An der Phantasie der Tester lag es, Schwachstellen der Systeme zu ergründen. Bei dem Gesichtserkennungssystem war das relativ einfach: Es ließ sich mit einem Foto des eigentlichen Zugangsberechtigten austricksen.

Aufwendiger in der Herstellung, aber gleichwohl erfolgreich war ein gefälschter Fingerabdruck aus Silikon. Die Testreihe wurde vom Bundesamt für Sicherheit in der Informationstechnik finanziert und diente dem Vergleich der verschiedenen Systeme. Die Industrie, die solche Systeme herstellt, ist denn auch sehr interessiert an der Präsentation der Erkenntnisse auf der Tagung. Ihr sollen weitere Testreihen am Fraunhofer-Institut noch in diesem Jahr folgen. Busch hofft hierfür auf Aufträge und damit auf Finanzierung aus der Industrie.
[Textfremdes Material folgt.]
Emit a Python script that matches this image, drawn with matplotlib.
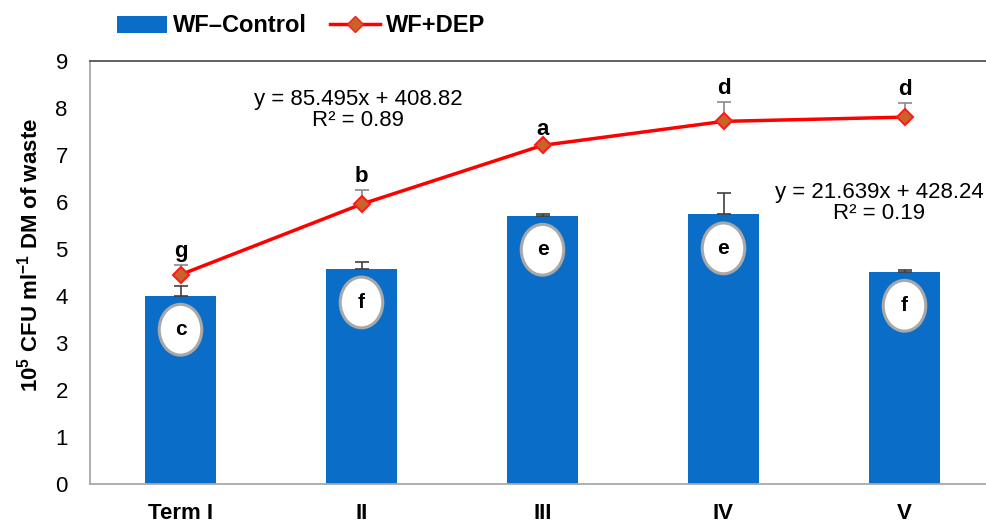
import numpy as np
import matplotlib.pyplot as plt
from matplotlib.patches import Ellipse, Patch
from matplotlib.lines import Line2D

plt.rcParams['font.family'] = ['Liberation Sans', 'DejaVu Sans']
plt.rcParams['mathtext.fontset'] = 'custom'
plt.rcParams['mathtext.bf'] = 'Liberation Sans:bold'
plt.rcParams['mathtext.rm'] = 'Liberation Sans'

terms = ['Term I', 'II', 'III', 'IV', 'V']
control = [4.00, 4.58, 5.70, 5.73, 4.51]
control_err = [0.20, 0.13, 0.03, 0.46, 0.03]
control_letters = ['c', 'f', 'e', 'e', 'f']
dep = [4.45, 5.95, 7.20, 7.71, 7.80]
dep_err = [0.21, 0.30, 0.06, 0.42, 0.30]
dep_letters = ['g', 'b', 'a', 'd', 'd']

x = np.arange(len(terms))

fig = plt.figure(figsize=(9.86, 5.24), dpi=100)
ax = fig.add_axes([90 / 986, 1 - 484 / 524, 905 / 986, (484 - 60.7) / 524])

ax.bar(x, control, width=0.39, color='#0a6ec8', zorder=2)
ax.errorbar(x, control, yerr=[np.zeros(len(x)), control_err], fmt='none',
            ecolor='#404040', elinewidth=1.2, capsize=5, capthick=1.2, zorder=3)

# letter badges inside the bars
for xi, v, lab in zip(x, control, control_letters):
    ax.add_patch(Ellipse((xi, v - 0.72), 0.235, 1.08, facecolor='white',
                         edgecolor='#a8a8a8', lw=2.2, zorder=4))
    ax.text(xi, v - 0.72, lab, ha='center', va='center', fontsize=15,
            fontweight='bold', zorder=5)

ax.errorbar(x, dep, yerr=[np.zeros(len(x)), dep_err], fmt='none',
            ecolor='#8a8a8a', elinewidth=1.2, capsize=5, capthick=1.2, zorder=5)
ax.plot(x, dep, color='#ff0000', lw=2.5, marker='D', markersize=8,
        markerfacecolor='#c8642a', markeredgecolor='#ff1a1a', markeredgewidth=1.5,
        zorder=6)
for xi, v, e, lab in zip(x, dep, dep_err, dep_letters):
    ax.text(xi, v + e + 0.06, lab, ha='center', va='bottom', fontsize=16,
            fontweight='bold', zorder=7)

ax.text(0.98, 7.96, 'y = 85.495x + 408.82\nR² = 0.89', ha='center',
        va='center', fontsize=16, linespacing=1.0)
ax.text(3.86, 5.98, 'y = 21.639x + 428.24\nR² = 0.19', ha='center',
        va='center', fontsize=16, linespacing=1.0)

ax.set_xlim(-0.5, 4.5)
ax.set_ylim(0, 9)
ax.set_yticks(range(0, 10))
ax.set_xticks(x)
ax.set_xticklabels(terms, fontweight='bold')
ax.tick_params(axis='x', length=0, labelsize=16, pad=14)
ax.tick_params(axis='y', length=0, labelsize=16, pad=16)
for s in ['left', 'bottom']:
    ax.spines[s].set_color('#a8a8a8')
    ax.spines[s].set_linewidth(1.3)
ax.spines['top'].set_color('#555555')
ax.spines['top'].set_linewidth(1.3)
ax.spines['right'].set_visible(False)
ax.set_ylabel(r'10$^{\mathbf{5}}$ CFU ml$^{\mathbf{-1}}$ DM of waste', fontsize=16,
              fontweight='bold')
ax.yaxis.set_label_coords(-0.053, 0.54)

handles = [Patch(facecolor='#0a6ec8'),
           Line2D([0], [0], color='#ff0000', lw=2.5, marker='D', markersize=8,
                  markerfacecolor='#c8642a', markeredgecolor='#ff1a1a')]
fig.legend(handles, ['WF\u2013Control', 'WF+DEP'], loc='center left',
           bbox_to_anchor=(96 / 986, 1 - 26 / 524), ncol=2, frameon=False,
           prop={'weight': 'bold', 'size': 17}, handlelength=2.1,
           handleheight=0.7, columnspacing=1.0, handletextpad=0.25)

fig.savefig('out.png', dpi=100)
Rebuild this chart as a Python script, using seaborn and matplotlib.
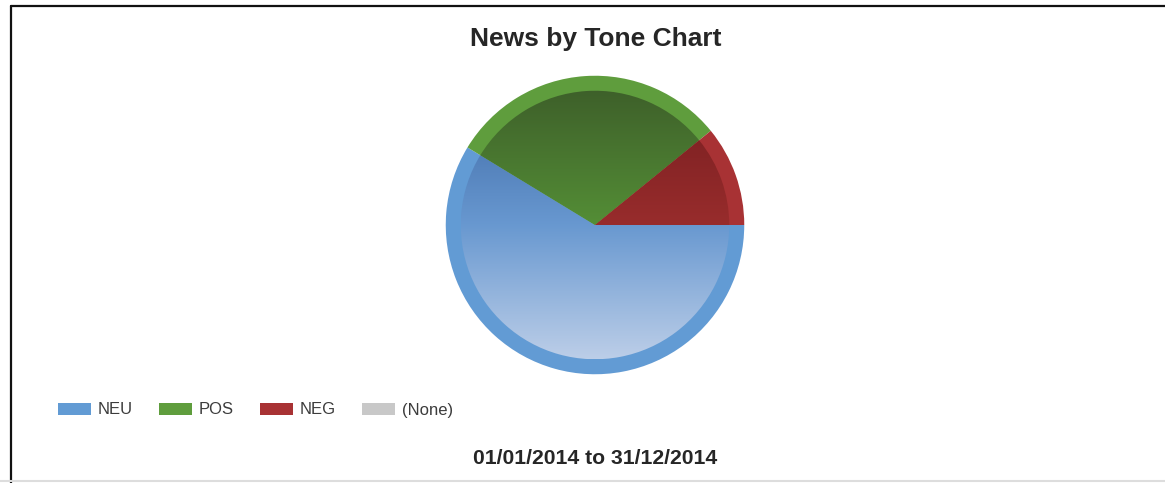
import numpy as np
import matplotlib
matplotlib.use("Agg")
import matplotlib.pyplot as plt
from matplotlib.patches import Patch
from matplotlib.lines import Line2D
import seaborn as sns

# Tone counts for the period
tones = ["NEU", "POS", "NEG", "(None)"]
counts = [54, 28, 10, 0]

# Rim colours and the top / middle / bottom shades of the glossy inner face
rim_colors = ["#629bd4", "#5f9d3d", "#a83234", "#c8c8c8"]
face_top = [(62, 105, 165), (62, 96, 42), (118, 30, 32), (170, 170, 170)]
face_mid = [(104, 152, 208), (84, 142, 54), (152, 44, 44), (200, 200, 200)]
face_bottom = [(188, 206, 232), (104, 180, 66), (180, 56, 54), (220, 220, 220)]

title = "News by Tone Chart"
period = "01/01/2014 to 31/12/2014"

sns.set_theme(style="white")
plt.rcParams["font.family"] = ["Liberation Sans", "DejaVu Sans"]

W, H = 1165, 483
fig = plt.figure(figsize=(W / 100, H / 100), dpi=100)
fig.patch.set_facecolor("white")

# pie centred at (595, 225) px, radius ~149 px
cx, cy, R = 595, 225, 150
ax = fig.add_axes([(cx - R) / W, (H - cy - R) / H, 2 * R / W, 2 * R / H])
ax.set_axis_off()

keep = [i for i, v in enumerate(counts) if v > 0]
pie_vals = [counts[i] for i in keep]
pie_cols = [rim_colors[i] for i in keep]

outer = 0.995
inner = 0.895
ax.pie(pie_vals, colors=pie_cols, radius=outer, startangle=0,
       counterclock=False, wedgeprops=dict(linewidth=0))
inner_wedges, _ = ax.pie(pie_vals, colors=["none"] * len(pie_vals), radius=inner,
                         startangle=0, counterclock=False,
                         wedgeprops=dict(linewidth=0))

# vertical shading, top to bottom, clipped to each inner wedge
t = np.linspace(0, 1, 256)
for wdg, i in zip(inner_wedges, keep):
    stops = np.array([face_top[i], face_mid[i], face_bottom[i]]) / 255.0
    rgb = np.stack([np.interp(t, [0, 0.5, 1], stops[:, k]) for k in range(3)], axis=-1)
    grad = rgb[:, None, :] * np.ones((1, 2, 1))
    im = ax.imshow(grad, extent=(-inner, inner, -inner, inner), origin="upper",
                   interpolation="bilinear", zorder=3)
    im.set_clip_path(wdg)

ax.set_xlim(-1, 1)
ax.set_ylim(-1, 1)
ax.set_aspect("auto")

# title and period caption
fig.text(596 / W, 1 - 39 / H, title, ha="center", va="center",
         fontsize=19, fontweight="bold", color="#262626")
fig.text(595 / W, 1 - 459 / H, period, ha="center", va="center",
         fontsize=15.2, fontweight="bold", color="#262626")

# legend row
handles = [Patch(facecolor=c, edgecolor="none") for c in rim_colors]
leg = fig.legend(handles, tones, loc="center left",
                 bbox_to_anchor=(43 / W, 1 - 410 / H), ncol=4, frameon=False,
                 fontsize=12, handlelength=2.0, handleheight=0.75,
                 handletextpad=0.4, columnspacing=1.55)
for txt in leg.get_texts():
    txt.set_color("#3c3c3c")

# outer frame: dark left and top edges, faint bottom edge
fig.add_artist(Line2D([11 / W, 11 / W], [0, 1 - 6 / H], color="#111111",
                      linewidth=1.6, transform=fig.transFigure))
fig.add_artist(Line2D([11 / W, 1], [1 - 6 / H, 1 - 6 / H], color="#111111",
                      linewidth=1.6, transform=fig.transFigure))
fig.add_artist(Line2D([0, 1], [1 - 481 / H, 1 - 481 / H], color="#dddddd",
                      linewidth=1.5, transform=fig.transFigure))

fig.savefig("out.png", dpi=100, facecolor="white")
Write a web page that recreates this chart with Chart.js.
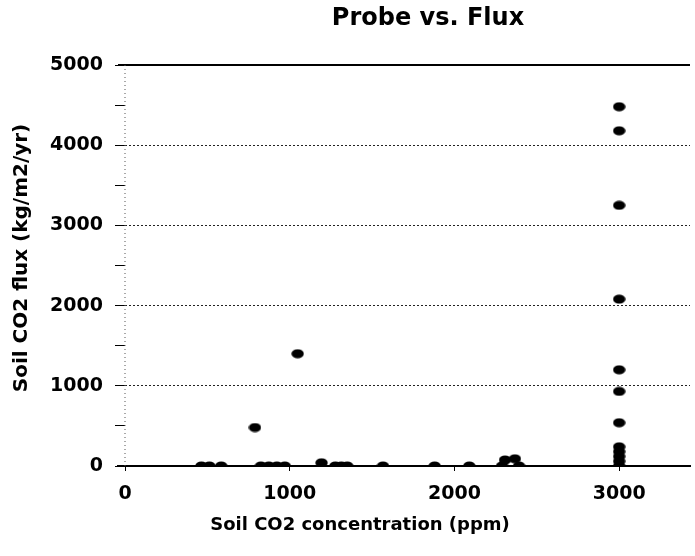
<!DOCTYPE html>
<html><head><meta charset="utf-8">
<script src="https://cdn.jsdelivr.net/npm/chart.js@4.4.1/dist/chart.umd.min.js"></script>
<style>html,body{margin:0;padding:0;background:#fff}canvas{display:block}</style>
</head><body>
<canvas id="c" width="695" height="556"></canvas>
<script>
const chartTitle = 'Probe vs. Flux';
const xAxisTitle = 'Soil CO2 concentration (ppm)';
const yAxisTitle = 'Soil CO2 flux (kg/m2/yr)';
const xTickValues = [0, 1000, 2000, 3000];
const yTickValues = [0, 500, 1000, 1500, 2000, 2500, 3000, 3500, 4000, 4500, 5000];
const probeCO2 = [464, 512, 584, 789, 825, 873, 922, 970, 1048, 1193, 1277, 1313, 1349, 1566, 1880, 2090, 2289, 2307, 2367, 2392,
                  3000, 3000, 3000, 3000, 3000, 3000, 3000, 3000, 3000, 3000, 3000, 3000];
const fluxCO2  = [0, 0, 0, 480, 0, 0, 0, 0, 1400, 40, 0, 0, 0, 0, 0, 0, 0, 75, 90, 0,
                  4480, 4180, 3250, 2080, 1200, 930, 540, 240, 180, 120, 60, 0];

const FONT = '"DejaVu Sans", "Liberation Sans", Arial, sans-serif';

const dot = document.createElement('canvas');
dot.width = 13; dot.height = 10;
const g = dot.getContext('2d');
g.fillStyle = '#000';
g.beginPath(); g.ellipse(6.5, 5, 6.2, 4.6, 0, 0, Math.PI * 2); g.fill();

const decor = {
  id: 'decor',
  beforeDatasetsDraw(chart) {
    const {ctx, chartArea: a, scales: {x, y}} = chart;
    ctx.save();
    ctx.strokeStyle = '#000'; ctx.lineWidth = 2;
    const yt = y.getPixelForValue(5000);
    ctx.beginPath(); ctx.moveTo(a.left - 7, yt); ctx.lineTo(a.right, yt); ctx.stroke();
    const yb = y.getPixelForValue(0);
    ctx.beginPath(); ctx.moveTo(a.left - 8, yb); ctx.lineTo(a.left, yb); ctx.stroke();
    ctx.lineWidth = 1; ctx.strokeStyle = '#555'; ctx.setLineDash([1, 3]);
    const x0 = x.getPixelForValue(0);
    ctx.beginPath(); ctx.moveTo(x0, a.top); ctx.lineTo(x0, a.bottom); ctx.stroke();
    ctx.restore();
  },
  afterDraw(chart) {
    const {ctx} = chart;
    ctx.save();
    ctx.fillStyle = '#000';
    ctx.textAlign = 'center'; ctx.textBaseline = 'middle';
    ctx.font = 'bold 24px ' + FONT;
    ctx.fillText(chartTitle, 428, 19);
    ctx.font = 'bold 18px ' + FONT;
    ctx.fillText(xAxisTitle, 360, 525);
    ctx.translate(22, 258); ctx.rotate(-Math.PI / 2);
    ctx.font = 'bold 20px ' + FONT;
    ctx.fillText(yAxisTitle, 0, 0);
    ctx.restore();
  }
};

new Chart(document.getElementById('c'), {
  type: 'scatter',
  data: {
    datasets: [{
      data: probeCO2.map((v, i) => ({x: v, y: fluxCO2[i]})),
      pointStyle: dot,
      backgroundColor: '#000',
      borderColor: '#000'
    }]
  },
  options: {
    responsive: false,
    animation: false,
    devicePixelRatio: 1,
    layout: {padding: {top: 65, left: 0, right: 0, bottom: 0}},
    plugins: {legend: {display: false}, tooltip: {enabled: false}, title: {display: false}},
    scales: {
      x: {
        type: 'linear', min: 0, max: 3430,
        afterBuildTicks: s => { s.ticks = xTickValues.map(v => ({value: v})); },
        afterFit: s => { s.height = 90; },
        border: {display: true, color: '#000', width: 2},
        grid: {color: 'rgba(0,0,0,0)', tickColor: '#000', tickLength: 5, drawOnChartArea: false},
        ticks: {color: '#000', font: {family: FONT, size: 19, weight: 'bold'}, padding: 12, maxRotation: 0,
                callback: v => String(v)}
      },
      y: {
        type: 'linear', min: 0, max: 5000,
        afterBuildTicks: s => { s.ticks = yTickValues.map(v => ({value: v})); },
        afterFit: s => { s.width = 125; },
        border: {display: false, dash: [2, 2]},
        grid: {
          color: c => (c.tick && c.tick.value % 1000 === 0 && c.tick.value > 0 && c.tick.value < 5000) ? '#222' : 'rgba(0,0,0,0)',
          tickColor: '#000',
          tickLength: 10,
          lineWidth: 1
        },
        ticks: {
          color: '#000', padding: 12,
          font: {family: FONT, size: 19, weight: 'bold'},
          callback: v => (v % 1000 === 0 ? String(v) : '')
        }
      }
    }
  },
  plugins: [decor]
});
</script>
</body></html>
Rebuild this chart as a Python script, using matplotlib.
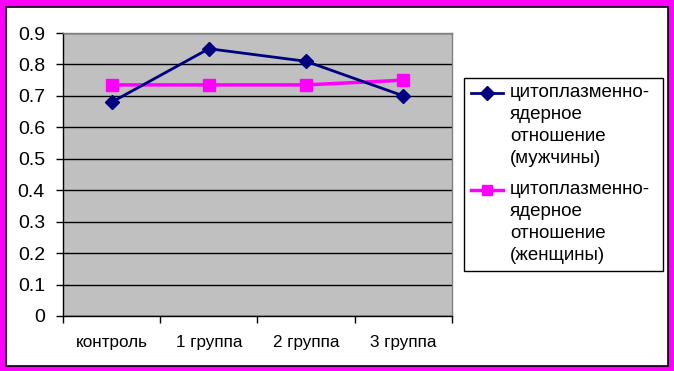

Das nächste Ziel der Entwicklung ist nach seiner Meinung, die Erkennungsmerkmale auf einer einzigen "intelligenten" Plastikkarte, der Smart-Card, zu speichern, die der Nutzer bei sich trägt. Möchte er sich dann ausweisen, am Bankautomaten oder am Eingang des Bürohauses, werden die Daten auf der Karte mit denen verglichen, die er sozusagen "am Lieb" trägt, also mit dem Fingerabdruck, der Iris oder der Stimme. Dies würde ein Abspeichern von Benutzermerkmalen im Sicherheitssystem überflüssig machen.

Denn bei aller Verzweiflung über die vielen Geheimnimmern und Paßwörter - die Hemmung, körpereigene Merkmale oder Daten einem fremden, zentralen System anzuvertrauen, ist bei vielen Menschen groß; denn sie sind nicht zurückzuholen. Eine Geheimzahl aber kann man ändern.